Маки

Старый граммофон, который, наверное, старше меня лет на тридцать, царапает своей иголкой старую пластинку, воспроизводя романс. Все залито красноватым и таким теплым солнечным светом, что проникает в комнату сквозь плотно задернутые и тяжелые красные шторы, которые тоже старше меня. И видимо, даже этого света хватает, чтобы заметить на фоне штор летящие пылинки, что странно танцуют, попадая в такт умолкающего романса. Громкий стук в тяжелую дверь из дуба, от которого я вздрагиваю. Пыль, от вибрации двери танцует уже не странный, а безумный танец. Еще один громкий стук, а после короткого молчания, целая мериада ударов в дверь.

- Эмили! Эмили, ты меня слышишь? Немедленно открой дверь. Эмили, я же не уйду! Дай мне все объяснить! – Так надрывно, но с явной фальшью в голосе, настолько явной, что кажется, будто она выливается из его рта и просачивается под дверь, смешивается с пылью и пропитывает мой маленький уголок уюта и печали. Он так сильно колотит в дверь, что приставленный к стене комод начинает шататься и ваза с сухими маками падает на пол, разбиваясь на уйму острых и не очень осколков. Стебли гербария ломаются, бутоны разлетаются в стороны. Этот человек рушит абсолютно все в моей жизни. И кто же виноват в этом? Только я.

- Эмили, твою мать! Немедленно открой эту гребаную дверь, иначе я ее вышибу!

Столько пафоса в его голосе, что блевать охота. Крепче сжимаю деревянный подлокотник кресла, на котором я сижу. Подлокотник был покрыт лаком лет десять назад и очень странно, что за это время лак не облупился, а только приобрел характерный горьковатый запах, от которого все погребенные заживо надежды и мечты просыпаются где-то зарытые в глубине и начинают биться грудью о толщу, скрывающую их.

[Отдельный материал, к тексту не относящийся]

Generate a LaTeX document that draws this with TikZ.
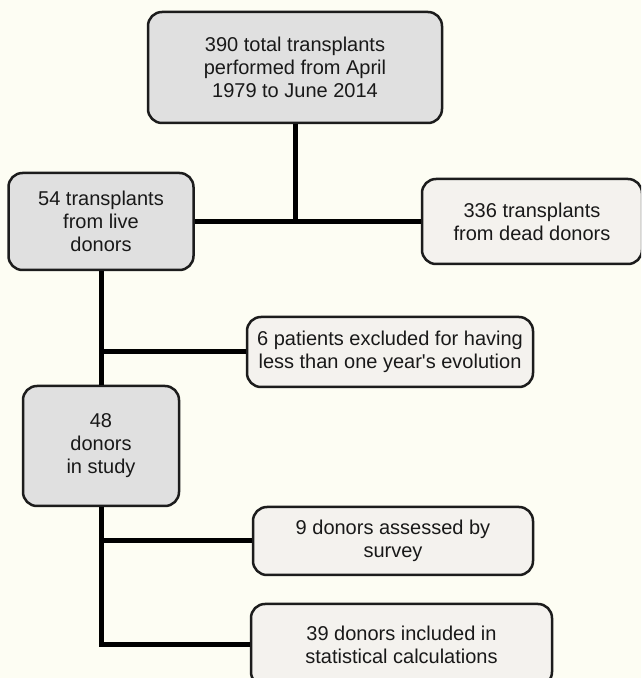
\documentclass[tikz,border=0pt]{standalone}
\usepackage{fontspec}
\setmainfont{Liberation Sans}
\usepackage{xcolor}
\usepackage{tikz}
\definecolor{paperColor}{HTML}{FDFDF3}
\definecolor{mainFill}{HTML}{E0E0E0}
\definecolor{sideFill}{HTML}{F4F2EE}
\definecolor{strokeColor}{HTML}{1C1C1C}
\colorlet{textColor}{black!90}
\colorlet{linkColor}{black}

\tikzset{
  flowbox/.style={
    draw=strokeColor, line width=2.5pt, rounded corners=14pt,
    inner sep=0pt, align=center, text=textColor,
    font=\fontsize{20}{23}\selectfont,
  },
  mainbox/.style={flowbox, fill=mainFill},
  sidebox/.style={flowbox, fill=sideFill},
  link/.style={draw=linkColor, line width=5pt},
}

\begin{document}
\begin{tikzpicture}[x=1pt, y=1pt]
    \useasboundingbox (0, 0) rectangle (641, 678);
    \fill[paperColor] (0, 0) rectangle (641, 678);
    \clip (0, 0) rectangle (641, 678);

    % boxes
    \node[mainbox, minimum width=294pt, minimum height=111pt] (total) at (295, 610.5)
      {390 total transplants\\performed from April\\1979 to June 2014};
    \node[mainbox, minimum width=185pt, minimum height=97pt] (live) at (101, 456.5)
      {54 transplants\\from live\\donors};
    \node[sidebox, minimum width=220pt, minimum height=85pt] (dead) at (532, 456.5)
      {336 transplants\\from dead donors};
    \node[sidebox, minimum width=286pt, minimum height=70pt] (excluded) at (390, 326)
      {6 patients excluded for having\\less than one year\textquotesingle s evolution};
    \node[mainbox, minimum width=156pt, minimum height=120pt] (study) at (101, 232)
      {48\\donors\\in study};
    \node[sidebox, minimum width=280pt, minimum height=68pt] (survey) at (393, 137)
      {9 donors assessed by\\survey};
    \node[sidebox, minimum width=301pt, minimum height=82pt] (calc) at (401.5, 33)
      {39 donors included in\\statistical calculations};

    % connectors
    \draw[link] (live.east) -- (dead.west);
    \draw[link] (total.south) -- (total.south |- live.east);
    \draw[link] (live.south) -- (study.north);
    \draw[link] (excluded.west) -- (excluded.west -| live.south);
    \draw[link] (study.south) |- (calc.west);
    \draw[link] (survey.west) -- (survey.west -| study.south);
\end{tikzpicture}
\end{document}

Стуки все громче и громче, а мысли все тише и тише. О чем он думал, когда спал с той шлюхой? О том, как будет колотить в мою дверь, и просить прощение? Ставлю сто долларов, что он даже не думал, что я буду чувствовать, если узнаю обо всем. Блеск. Ставлю цену своим чувствам. Но мне, собственно говоря, ничего и не остается, кроме как ставить им такую жалкую цену.

Стук. Еще стук и маты.

И что сделать, чтобы он, наконец, прекратил? Открыть дверь и простить не вариант. Этот человек убил мои чувства, плеснул на них бензина и поджег их, любуясь этим болезненным для меня огнем.

Чтобы хоть как-то заглушить фальшь, льющуюся под дверь, я включаю старый телевизор, который не работает уже наверно, года три. «Старик» тут же отзывается громким шипением и серой рябью, от которой кружится голова и сжимается в спазме желудок.

Ты сделал мне так больно.

Так больно.

Кажется, что эта боль вот-вот переполнит меня и польется отовсюду: из ушей, глаз, носа, рта. Затопит пол и остатки гербария, вновь оживив его.

Стуки и ругательства, мольбы и упреки, уже настолько громкие, что даже телевизор не в силе заглушить их. А в воздухе, почему-то появляется запах йода.

Где-то между моей ногой и креслом, лежит маленький и аккуратный дамский револьвер, доставшийся мне, как и все это милое сердцу старье, от бабушки. Опускаю руку и нащупываю холодную, металлическую ручку оружия. А что если прострелить дверь, заодно грохнув и Эда? Идея, конечно же, стоит свеч, но я не такая. Вынимаю револьвер и встаю. Подхожу к окну и приоткрываю штору, смотря на залитый летним солнцем двор. Где-то там, внизу, резвятся дети, а молодые мамаши присматривают за ними и обмениваются сплетнями. Старики просто греют свои кости. А просто тут. И мне просто все осточертело.
Возвращаю штору в прежнее положение и иду в центр комнаты. Думаю, я не хочу, чтобы Эд слышал стук падения моего тела. Странно, хочу, чтобы услышал выстрел, но только не звук падения. Тогда я просто ложусь на пол, головой прямо на поломанные цветы мака.

Уже лежа я проверяю, заряжен ли барабан и, защелкнув его обратно, я вставляю посеребренное дуло в рот. Что сказать этому миру на прощание? Если меня и попросят что-нибудь сказать, я лучше промолчу. Ну, или скажу, что меня тошнит от запаха прогнивших душ.

Палец дергается и раздается выстрел. Вместе с ним оживают и маки, вновь окрасившись в красный цвет.